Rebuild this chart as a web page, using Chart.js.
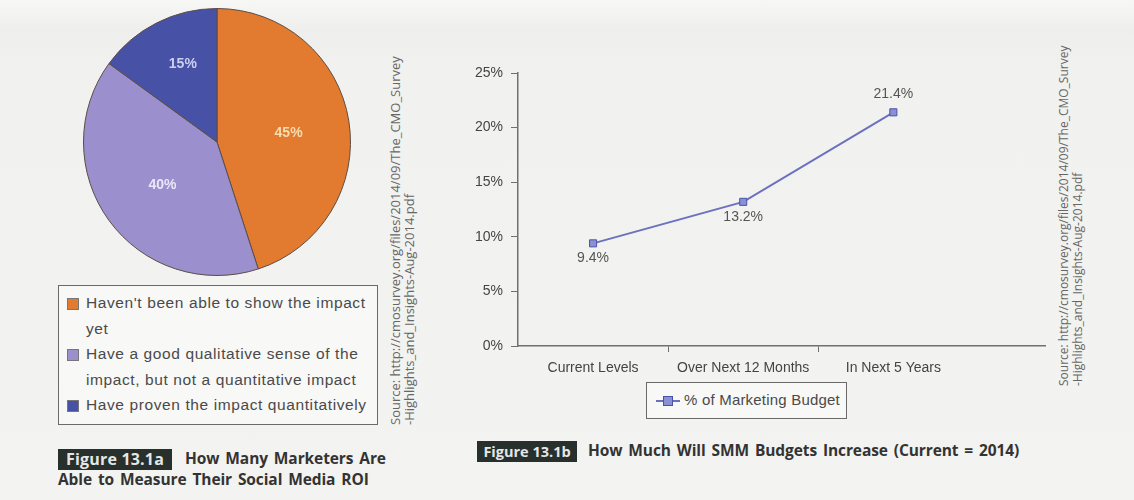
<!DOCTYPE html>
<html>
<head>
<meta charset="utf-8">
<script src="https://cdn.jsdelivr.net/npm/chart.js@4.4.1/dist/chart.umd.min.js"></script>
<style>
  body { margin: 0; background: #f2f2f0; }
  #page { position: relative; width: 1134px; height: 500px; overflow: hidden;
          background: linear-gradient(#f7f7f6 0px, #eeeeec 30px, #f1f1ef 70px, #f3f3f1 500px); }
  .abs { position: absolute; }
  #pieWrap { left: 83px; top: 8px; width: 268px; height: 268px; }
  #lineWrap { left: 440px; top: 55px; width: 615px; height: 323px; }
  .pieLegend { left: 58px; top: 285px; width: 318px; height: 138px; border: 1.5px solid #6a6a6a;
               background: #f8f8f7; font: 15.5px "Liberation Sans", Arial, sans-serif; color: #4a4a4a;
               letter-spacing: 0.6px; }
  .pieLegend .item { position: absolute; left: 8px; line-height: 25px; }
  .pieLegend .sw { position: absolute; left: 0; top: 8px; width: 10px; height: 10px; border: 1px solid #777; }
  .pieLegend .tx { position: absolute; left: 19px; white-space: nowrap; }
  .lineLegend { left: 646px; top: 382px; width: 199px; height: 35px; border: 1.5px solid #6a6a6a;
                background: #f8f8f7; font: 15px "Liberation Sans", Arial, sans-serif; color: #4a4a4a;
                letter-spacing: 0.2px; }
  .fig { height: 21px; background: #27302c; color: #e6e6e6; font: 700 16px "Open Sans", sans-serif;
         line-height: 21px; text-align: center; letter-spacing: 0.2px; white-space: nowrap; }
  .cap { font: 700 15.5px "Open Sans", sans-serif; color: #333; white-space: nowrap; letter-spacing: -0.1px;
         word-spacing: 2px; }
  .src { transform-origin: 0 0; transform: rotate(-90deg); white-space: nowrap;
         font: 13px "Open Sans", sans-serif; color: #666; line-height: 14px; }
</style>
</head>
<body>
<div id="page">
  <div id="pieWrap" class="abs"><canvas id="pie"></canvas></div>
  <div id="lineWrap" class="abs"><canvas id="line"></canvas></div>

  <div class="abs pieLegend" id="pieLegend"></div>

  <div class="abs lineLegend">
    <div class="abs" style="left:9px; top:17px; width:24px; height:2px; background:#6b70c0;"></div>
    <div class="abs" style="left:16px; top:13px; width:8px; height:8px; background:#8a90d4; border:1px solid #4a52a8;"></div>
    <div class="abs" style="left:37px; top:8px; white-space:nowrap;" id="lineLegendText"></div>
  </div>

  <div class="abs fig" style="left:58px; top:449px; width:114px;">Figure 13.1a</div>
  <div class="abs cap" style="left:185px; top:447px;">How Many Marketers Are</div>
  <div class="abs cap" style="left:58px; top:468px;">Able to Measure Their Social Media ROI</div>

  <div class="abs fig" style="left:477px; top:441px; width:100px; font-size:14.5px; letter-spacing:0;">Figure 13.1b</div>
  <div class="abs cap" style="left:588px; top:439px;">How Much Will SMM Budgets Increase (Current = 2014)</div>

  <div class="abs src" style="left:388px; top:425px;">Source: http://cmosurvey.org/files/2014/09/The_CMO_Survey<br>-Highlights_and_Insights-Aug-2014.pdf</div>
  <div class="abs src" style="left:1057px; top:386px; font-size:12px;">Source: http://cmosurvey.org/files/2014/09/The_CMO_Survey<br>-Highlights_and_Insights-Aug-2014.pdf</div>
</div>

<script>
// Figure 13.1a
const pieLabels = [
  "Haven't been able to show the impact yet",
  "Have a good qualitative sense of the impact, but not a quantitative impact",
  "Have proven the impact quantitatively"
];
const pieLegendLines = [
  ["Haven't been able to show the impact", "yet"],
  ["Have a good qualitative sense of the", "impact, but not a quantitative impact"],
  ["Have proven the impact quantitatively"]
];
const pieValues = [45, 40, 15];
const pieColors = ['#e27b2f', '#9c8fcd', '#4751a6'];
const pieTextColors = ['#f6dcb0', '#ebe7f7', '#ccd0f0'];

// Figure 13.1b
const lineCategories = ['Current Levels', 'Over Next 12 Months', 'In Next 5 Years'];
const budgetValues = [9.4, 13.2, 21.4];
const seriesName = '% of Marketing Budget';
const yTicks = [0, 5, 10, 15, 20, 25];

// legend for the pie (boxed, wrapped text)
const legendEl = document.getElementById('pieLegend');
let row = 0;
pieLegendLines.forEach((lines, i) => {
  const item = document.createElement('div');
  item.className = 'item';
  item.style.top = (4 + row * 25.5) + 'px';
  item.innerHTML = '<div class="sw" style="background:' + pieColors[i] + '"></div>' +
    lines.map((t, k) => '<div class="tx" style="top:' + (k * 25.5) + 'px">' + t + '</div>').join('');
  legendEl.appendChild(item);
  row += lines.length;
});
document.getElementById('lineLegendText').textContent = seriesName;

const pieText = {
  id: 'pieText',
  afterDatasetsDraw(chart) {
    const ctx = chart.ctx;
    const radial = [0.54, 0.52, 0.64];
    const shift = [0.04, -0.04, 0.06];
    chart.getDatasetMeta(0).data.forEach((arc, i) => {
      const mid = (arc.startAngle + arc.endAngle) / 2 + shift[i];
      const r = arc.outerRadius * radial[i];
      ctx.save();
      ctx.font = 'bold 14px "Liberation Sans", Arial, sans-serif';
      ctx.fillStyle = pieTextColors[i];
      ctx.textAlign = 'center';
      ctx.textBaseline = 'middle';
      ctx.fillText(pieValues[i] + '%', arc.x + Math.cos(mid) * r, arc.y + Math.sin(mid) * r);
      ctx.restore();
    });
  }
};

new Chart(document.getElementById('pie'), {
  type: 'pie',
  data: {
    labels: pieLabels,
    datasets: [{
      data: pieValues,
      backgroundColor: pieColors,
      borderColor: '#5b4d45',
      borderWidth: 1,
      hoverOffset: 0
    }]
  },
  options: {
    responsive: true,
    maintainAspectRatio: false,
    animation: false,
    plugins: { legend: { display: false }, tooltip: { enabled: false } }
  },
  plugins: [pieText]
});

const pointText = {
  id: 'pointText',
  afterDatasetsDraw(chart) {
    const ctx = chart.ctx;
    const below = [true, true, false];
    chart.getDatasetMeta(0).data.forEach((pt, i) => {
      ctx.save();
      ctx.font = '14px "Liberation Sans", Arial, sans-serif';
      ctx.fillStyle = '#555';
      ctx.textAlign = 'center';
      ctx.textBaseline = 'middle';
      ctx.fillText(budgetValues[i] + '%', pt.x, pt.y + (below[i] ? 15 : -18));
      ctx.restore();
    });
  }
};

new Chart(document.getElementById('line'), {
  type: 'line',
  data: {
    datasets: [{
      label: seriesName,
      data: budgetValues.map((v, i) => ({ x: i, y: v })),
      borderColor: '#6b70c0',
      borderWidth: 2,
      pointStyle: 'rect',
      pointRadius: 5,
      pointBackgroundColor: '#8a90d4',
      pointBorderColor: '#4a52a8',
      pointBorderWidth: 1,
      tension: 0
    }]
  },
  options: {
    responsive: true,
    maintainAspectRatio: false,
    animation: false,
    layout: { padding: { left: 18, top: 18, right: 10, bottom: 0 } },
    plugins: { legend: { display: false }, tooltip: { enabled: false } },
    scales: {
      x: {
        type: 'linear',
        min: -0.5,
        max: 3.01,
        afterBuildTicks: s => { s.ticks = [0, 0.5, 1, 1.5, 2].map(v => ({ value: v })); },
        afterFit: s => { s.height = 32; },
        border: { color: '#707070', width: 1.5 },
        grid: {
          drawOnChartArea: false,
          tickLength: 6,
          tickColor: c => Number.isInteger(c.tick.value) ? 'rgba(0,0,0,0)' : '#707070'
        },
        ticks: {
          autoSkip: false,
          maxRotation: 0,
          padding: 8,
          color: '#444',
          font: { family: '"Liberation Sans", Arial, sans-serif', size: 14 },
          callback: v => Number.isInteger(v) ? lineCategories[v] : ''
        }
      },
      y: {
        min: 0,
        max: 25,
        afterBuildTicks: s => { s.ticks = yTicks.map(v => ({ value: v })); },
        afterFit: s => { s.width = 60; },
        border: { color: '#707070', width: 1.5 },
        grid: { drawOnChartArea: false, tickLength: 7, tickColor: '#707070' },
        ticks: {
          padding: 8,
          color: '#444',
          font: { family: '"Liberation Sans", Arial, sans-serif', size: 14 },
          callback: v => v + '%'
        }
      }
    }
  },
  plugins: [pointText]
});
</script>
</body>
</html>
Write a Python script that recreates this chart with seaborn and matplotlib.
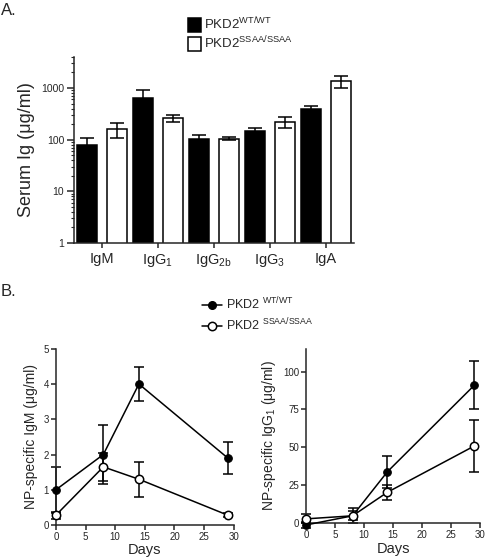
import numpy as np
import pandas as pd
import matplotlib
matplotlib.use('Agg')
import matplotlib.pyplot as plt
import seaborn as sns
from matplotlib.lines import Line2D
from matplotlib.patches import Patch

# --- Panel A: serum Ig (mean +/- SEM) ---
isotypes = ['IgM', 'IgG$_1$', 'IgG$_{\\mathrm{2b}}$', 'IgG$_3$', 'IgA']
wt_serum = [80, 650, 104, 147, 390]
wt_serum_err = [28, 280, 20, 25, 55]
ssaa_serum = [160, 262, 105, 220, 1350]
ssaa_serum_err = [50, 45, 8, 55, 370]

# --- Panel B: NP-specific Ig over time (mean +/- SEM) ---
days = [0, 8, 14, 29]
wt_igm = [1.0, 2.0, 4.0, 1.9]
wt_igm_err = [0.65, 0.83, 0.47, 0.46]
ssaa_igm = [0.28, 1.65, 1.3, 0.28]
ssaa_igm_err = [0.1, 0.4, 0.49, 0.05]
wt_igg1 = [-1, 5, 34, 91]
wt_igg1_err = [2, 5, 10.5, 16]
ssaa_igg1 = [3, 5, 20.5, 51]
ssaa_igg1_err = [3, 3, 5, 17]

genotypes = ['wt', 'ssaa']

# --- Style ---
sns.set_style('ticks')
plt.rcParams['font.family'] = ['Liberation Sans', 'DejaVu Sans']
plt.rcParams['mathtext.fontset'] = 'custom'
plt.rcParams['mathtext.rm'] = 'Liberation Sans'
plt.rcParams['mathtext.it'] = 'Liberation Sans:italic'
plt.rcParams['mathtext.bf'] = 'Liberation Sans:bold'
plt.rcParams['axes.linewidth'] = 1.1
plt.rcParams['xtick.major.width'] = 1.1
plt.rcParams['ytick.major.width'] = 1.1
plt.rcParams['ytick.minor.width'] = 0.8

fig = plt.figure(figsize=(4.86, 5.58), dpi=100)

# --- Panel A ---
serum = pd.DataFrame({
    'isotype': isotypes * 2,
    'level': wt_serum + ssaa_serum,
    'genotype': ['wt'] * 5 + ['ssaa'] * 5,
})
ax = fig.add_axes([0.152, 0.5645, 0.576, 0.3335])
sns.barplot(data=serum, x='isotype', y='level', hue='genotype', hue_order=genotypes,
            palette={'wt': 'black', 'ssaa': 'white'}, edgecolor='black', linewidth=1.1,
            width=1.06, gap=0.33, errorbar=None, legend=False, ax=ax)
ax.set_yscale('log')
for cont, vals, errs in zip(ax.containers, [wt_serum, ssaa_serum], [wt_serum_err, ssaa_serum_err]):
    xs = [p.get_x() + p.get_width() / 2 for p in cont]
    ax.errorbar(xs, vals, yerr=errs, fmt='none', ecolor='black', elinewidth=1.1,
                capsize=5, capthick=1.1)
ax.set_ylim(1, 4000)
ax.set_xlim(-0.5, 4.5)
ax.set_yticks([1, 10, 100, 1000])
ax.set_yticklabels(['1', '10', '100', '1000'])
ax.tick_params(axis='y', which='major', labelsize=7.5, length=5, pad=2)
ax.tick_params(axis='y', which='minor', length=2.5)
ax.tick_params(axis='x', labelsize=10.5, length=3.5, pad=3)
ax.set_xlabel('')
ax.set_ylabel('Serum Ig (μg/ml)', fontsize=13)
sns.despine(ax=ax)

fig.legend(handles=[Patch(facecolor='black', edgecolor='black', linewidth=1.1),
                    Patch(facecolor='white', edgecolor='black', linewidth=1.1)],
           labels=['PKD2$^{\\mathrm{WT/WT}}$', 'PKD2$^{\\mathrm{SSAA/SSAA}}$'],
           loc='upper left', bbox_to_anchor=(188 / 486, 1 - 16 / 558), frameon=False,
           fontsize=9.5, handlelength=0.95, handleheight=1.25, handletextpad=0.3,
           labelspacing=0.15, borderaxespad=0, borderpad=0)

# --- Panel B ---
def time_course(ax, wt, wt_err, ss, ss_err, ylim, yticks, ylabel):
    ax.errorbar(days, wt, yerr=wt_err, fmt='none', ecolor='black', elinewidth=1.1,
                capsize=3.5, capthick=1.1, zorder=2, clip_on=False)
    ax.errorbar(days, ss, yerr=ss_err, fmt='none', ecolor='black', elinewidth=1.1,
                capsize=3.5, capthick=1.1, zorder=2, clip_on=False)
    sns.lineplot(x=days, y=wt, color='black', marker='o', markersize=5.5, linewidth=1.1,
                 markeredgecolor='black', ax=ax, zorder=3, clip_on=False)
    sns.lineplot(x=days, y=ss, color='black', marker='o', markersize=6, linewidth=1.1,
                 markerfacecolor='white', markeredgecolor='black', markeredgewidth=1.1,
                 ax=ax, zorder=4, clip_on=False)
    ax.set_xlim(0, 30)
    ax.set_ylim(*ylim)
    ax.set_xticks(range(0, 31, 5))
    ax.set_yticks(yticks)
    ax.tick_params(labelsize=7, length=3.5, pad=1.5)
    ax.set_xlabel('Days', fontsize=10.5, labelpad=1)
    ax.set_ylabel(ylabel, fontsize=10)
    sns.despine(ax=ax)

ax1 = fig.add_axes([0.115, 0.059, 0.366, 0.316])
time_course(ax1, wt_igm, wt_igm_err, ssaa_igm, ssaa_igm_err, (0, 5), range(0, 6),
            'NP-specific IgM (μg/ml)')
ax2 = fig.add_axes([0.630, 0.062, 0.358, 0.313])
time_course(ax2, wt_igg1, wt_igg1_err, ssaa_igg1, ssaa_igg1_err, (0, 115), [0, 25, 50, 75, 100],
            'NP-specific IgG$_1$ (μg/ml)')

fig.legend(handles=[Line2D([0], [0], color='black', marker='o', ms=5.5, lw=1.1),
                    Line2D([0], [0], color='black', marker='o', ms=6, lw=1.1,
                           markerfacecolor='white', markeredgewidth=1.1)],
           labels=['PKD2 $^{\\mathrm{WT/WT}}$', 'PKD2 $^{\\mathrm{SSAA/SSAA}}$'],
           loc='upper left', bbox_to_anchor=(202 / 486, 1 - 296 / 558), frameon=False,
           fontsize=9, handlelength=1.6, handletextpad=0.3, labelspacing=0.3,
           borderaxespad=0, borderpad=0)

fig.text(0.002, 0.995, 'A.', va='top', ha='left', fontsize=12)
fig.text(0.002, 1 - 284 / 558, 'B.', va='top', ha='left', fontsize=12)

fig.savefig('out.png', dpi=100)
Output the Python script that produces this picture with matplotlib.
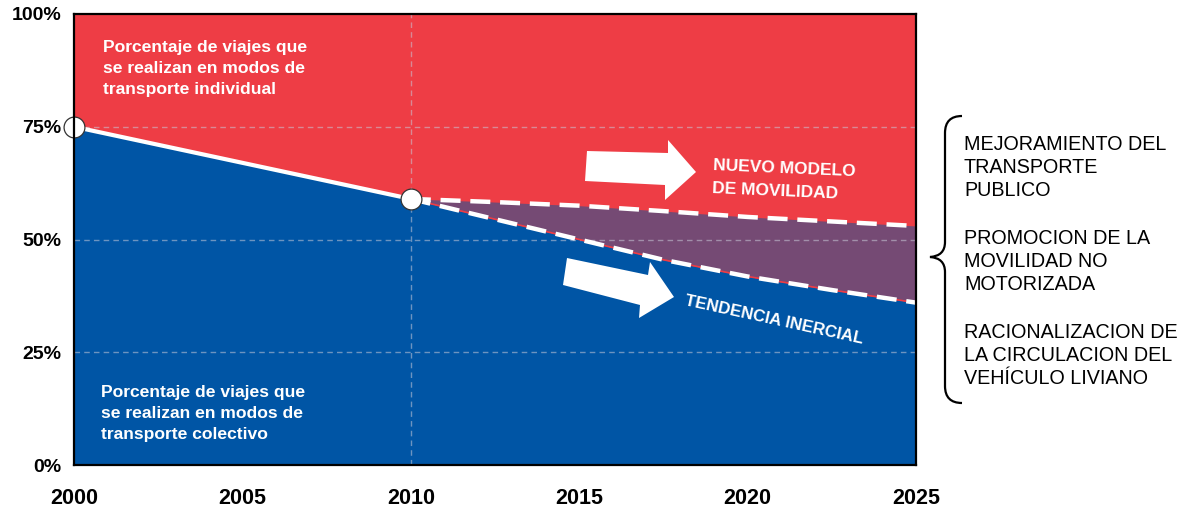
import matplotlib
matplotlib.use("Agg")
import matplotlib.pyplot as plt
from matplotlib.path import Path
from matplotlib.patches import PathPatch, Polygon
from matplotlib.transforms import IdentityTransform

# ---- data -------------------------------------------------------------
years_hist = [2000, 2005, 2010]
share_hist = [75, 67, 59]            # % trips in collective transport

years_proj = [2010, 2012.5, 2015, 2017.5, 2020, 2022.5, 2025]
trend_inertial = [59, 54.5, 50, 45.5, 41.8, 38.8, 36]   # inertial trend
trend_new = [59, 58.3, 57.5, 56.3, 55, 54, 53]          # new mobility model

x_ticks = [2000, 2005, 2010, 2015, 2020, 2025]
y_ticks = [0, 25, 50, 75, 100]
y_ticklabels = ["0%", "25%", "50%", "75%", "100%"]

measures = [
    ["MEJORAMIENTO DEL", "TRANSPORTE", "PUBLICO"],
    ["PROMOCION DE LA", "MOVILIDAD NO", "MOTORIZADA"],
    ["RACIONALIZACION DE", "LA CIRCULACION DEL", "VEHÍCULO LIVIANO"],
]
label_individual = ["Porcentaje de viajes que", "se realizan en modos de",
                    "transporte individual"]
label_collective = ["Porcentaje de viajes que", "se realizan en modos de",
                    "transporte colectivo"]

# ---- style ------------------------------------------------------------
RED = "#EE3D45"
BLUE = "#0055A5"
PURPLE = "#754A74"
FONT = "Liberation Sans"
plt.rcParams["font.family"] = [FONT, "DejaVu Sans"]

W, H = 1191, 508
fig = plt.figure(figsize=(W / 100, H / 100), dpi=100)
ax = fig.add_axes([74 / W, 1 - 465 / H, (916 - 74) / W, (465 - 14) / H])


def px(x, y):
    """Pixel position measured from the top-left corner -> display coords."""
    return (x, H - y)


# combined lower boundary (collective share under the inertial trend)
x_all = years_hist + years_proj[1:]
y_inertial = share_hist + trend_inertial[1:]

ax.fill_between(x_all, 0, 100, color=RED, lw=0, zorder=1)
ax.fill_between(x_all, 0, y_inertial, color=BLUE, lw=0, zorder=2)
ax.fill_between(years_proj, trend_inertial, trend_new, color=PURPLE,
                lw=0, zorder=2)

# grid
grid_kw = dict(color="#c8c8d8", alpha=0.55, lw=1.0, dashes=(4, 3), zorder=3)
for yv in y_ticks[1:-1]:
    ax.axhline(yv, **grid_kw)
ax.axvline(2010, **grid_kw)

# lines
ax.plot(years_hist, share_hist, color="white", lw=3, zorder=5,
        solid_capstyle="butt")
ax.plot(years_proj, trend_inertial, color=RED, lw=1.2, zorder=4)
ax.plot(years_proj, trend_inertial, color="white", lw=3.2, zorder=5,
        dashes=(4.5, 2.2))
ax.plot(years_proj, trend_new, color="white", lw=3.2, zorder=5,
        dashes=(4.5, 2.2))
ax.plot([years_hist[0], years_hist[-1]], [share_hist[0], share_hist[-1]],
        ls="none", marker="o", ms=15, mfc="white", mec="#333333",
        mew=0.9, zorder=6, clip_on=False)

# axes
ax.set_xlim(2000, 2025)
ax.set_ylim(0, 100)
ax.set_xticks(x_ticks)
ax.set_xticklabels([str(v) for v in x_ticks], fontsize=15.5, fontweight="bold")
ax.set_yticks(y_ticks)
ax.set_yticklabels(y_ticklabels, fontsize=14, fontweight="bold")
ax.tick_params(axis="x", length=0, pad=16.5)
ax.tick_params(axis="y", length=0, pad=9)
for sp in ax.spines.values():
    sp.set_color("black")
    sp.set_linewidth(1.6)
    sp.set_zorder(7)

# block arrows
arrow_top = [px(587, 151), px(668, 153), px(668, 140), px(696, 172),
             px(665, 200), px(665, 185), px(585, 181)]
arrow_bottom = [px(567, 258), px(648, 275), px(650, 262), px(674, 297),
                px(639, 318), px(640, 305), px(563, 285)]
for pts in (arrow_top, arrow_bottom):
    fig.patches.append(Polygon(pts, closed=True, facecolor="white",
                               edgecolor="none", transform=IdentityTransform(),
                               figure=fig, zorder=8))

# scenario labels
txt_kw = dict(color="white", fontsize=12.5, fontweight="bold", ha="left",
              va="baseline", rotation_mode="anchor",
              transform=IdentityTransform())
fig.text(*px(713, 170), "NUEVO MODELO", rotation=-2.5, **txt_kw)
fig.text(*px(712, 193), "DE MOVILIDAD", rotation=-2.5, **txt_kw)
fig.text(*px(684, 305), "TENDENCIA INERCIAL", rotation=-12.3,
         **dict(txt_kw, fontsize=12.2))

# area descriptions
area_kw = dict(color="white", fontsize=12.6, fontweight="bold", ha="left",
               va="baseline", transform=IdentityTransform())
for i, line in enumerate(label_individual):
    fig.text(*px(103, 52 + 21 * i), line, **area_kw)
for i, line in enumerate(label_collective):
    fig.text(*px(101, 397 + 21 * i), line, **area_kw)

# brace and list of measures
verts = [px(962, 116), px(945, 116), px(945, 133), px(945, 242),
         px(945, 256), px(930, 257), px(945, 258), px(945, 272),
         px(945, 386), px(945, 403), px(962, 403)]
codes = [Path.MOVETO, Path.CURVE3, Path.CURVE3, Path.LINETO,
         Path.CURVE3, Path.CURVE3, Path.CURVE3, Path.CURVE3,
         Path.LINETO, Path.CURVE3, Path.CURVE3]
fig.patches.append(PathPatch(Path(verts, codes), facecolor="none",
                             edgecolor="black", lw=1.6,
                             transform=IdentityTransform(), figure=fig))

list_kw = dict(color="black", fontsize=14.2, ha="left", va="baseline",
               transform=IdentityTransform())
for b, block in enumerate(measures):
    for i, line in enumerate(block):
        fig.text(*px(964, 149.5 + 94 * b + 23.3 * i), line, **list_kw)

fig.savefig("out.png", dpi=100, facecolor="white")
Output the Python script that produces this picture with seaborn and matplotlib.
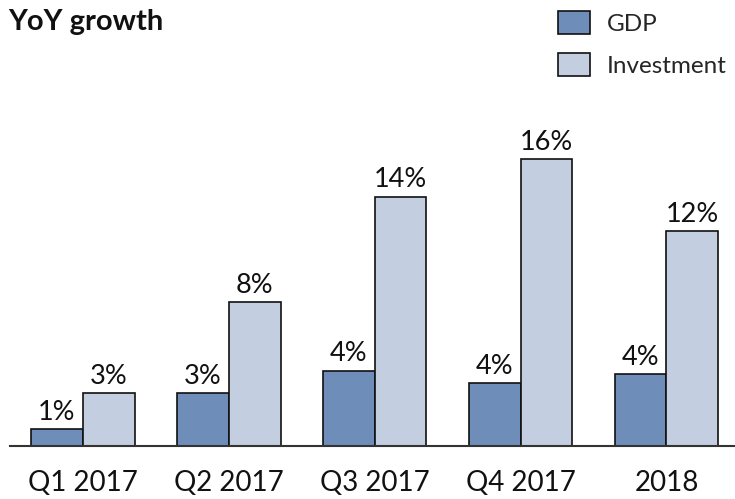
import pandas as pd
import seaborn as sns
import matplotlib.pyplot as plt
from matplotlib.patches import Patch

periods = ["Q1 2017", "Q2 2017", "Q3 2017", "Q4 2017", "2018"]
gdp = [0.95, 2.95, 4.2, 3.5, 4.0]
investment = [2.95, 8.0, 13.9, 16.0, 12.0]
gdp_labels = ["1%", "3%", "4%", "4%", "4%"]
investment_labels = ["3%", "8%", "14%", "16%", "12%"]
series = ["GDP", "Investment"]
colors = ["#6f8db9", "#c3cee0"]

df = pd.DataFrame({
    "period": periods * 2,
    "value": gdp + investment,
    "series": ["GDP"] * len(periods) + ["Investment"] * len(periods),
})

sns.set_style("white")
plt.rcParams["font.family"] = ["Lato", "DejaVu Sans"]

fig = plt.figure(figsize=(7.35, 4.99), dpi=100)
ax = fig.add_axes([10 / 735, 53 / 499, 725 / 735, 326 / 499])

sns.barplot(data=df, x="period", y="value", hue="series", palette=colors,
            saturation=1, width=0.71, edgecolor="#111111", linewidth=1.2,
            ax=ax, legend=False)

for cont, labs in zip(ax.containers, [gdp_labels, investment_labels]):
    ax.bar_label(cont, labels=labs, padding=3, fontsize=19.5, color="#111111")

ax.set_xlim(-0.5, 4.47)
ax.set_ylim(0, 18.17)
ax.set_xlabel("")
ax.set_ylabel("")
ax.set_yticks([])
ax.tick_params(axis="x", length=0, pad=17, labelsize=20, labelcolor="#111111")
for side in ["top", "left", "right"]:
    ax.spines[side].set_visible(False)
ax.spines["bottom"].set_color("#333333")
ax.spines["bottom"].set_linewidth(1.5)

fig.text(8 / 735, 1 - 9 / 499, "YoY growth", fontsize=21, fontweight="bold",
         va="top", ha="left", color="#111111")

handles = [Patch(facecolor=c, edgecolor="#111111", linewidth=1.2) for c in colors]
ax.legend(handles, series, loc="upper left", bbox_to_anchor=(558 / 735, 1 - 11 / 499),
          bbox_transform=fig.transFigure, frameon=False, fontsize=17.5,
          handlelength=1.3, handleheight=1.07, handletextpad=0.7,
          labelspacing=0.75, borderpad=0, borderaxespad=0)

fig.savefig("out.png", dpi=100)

_Exercise aim_
Find "this". Copy every line it occurs in.

_Answer for the task_
Rebuild this chart as a web page, using Chart.js.
Write a Python script that recreates this chart with seaborn and matplotlib.
Output the Python script that produces this picture with matplotlib.
Output the Python script that produces this picture with seaborn and matplotlib.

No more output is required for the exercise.